Speaking on the Bulandshahr incident days after the violence, Adityanath had said it was an accident and the law was taking its course. On Wednesday, he said it was a political conspiracy.

The Andolan members now plan to visit the affected area in Bulandshahr next week as part of a fact-finding effort.

CPM Lok Sabha MP Jitendra Choudhury, who was part of the delegation, said the family was disappointed with the manner in which inspector Singh was left to deal with the mob on his own by his juniors and seniors alike; very unlike the “esprit de corps” that security personnel show in such situations.

The police officer, he said, had been attacked with knives before being shot. “There were 24 knife/sword wounds on his body and no effort was made to call for reinforcements in the two hours that the mob went on the rampage.”

The violence had taken place after cow carcasses were found in a field in a village when thousands of Muslims were in Bulandshahr for a religious meet. The field’s owner wanted to bury the carcasses but “outsiders” led by Bajrang Dal district convener Yogesh Raj had taken the carcasses to a police outpost and resorted to vandalism.

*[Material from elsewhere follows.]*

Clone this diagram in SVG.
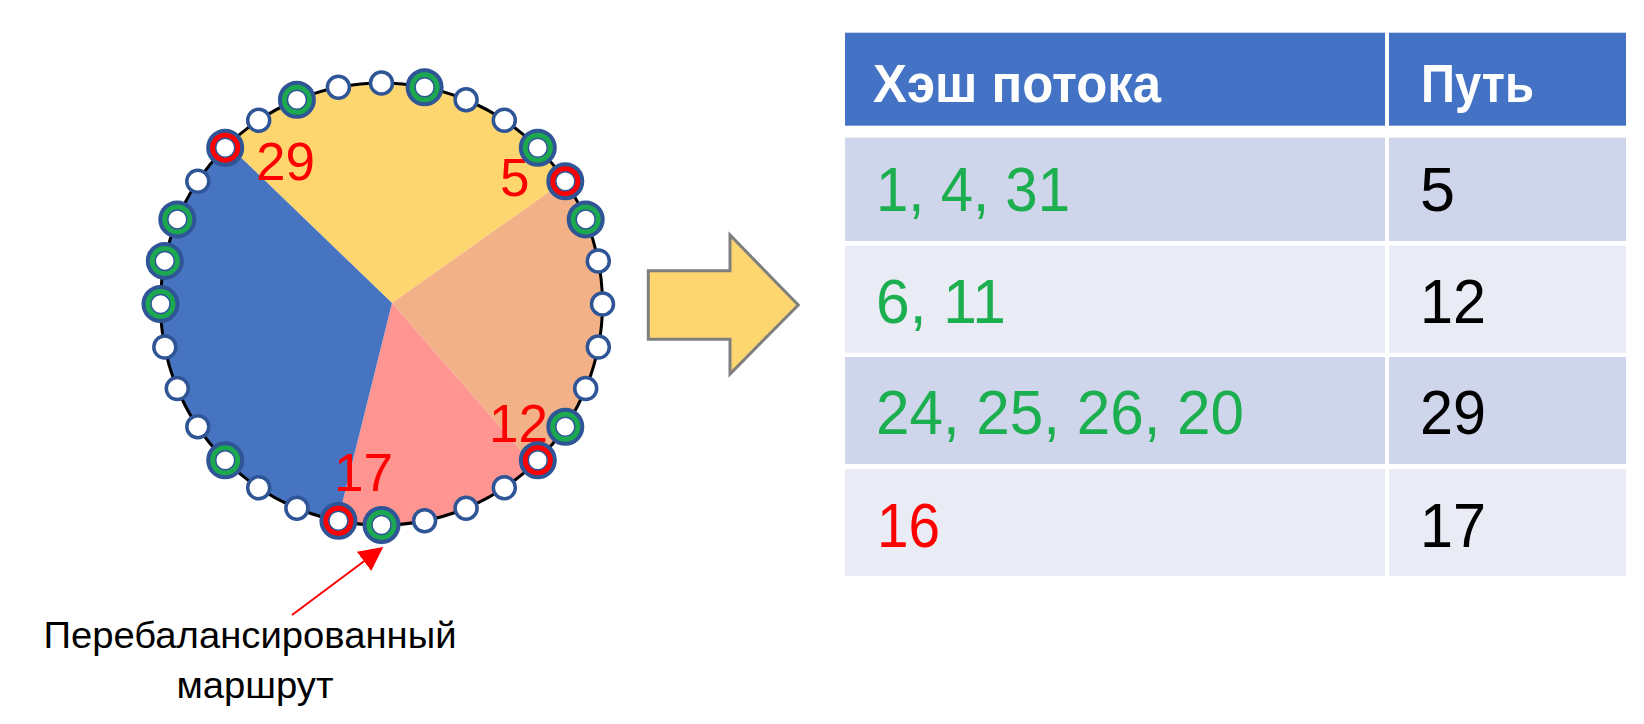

Yogesh is absconding.

Choudhury and his Rajya Sabha party colleague K.K. Ragesh had given notice for raising the issue in the two Houses of Parliament on Thursday but were unable to do so.

The Andolan has said the ongoing investigation would yield no result as the government appears to care more about cow slaughter than the killing of a police officer. It has called for a high court-monitored probe into the whole incident and also its link to the fact that inspector Singh had investigated the lynching of Mohammad Akhlaque in Dadri in September 2015.

Akhlaque was beaten to death on the unsubstantiated suspicion that he had stored beef in his house.

On Tuesday, 83 retired senior bureaucrats had, in an open letter, urged people to mount pressure for Adityanath’s resignation, calling the Bulandshahr violence a conspiracy that “marks the most dangerous turn yet in the direction taken by the politics of hate in recent times”.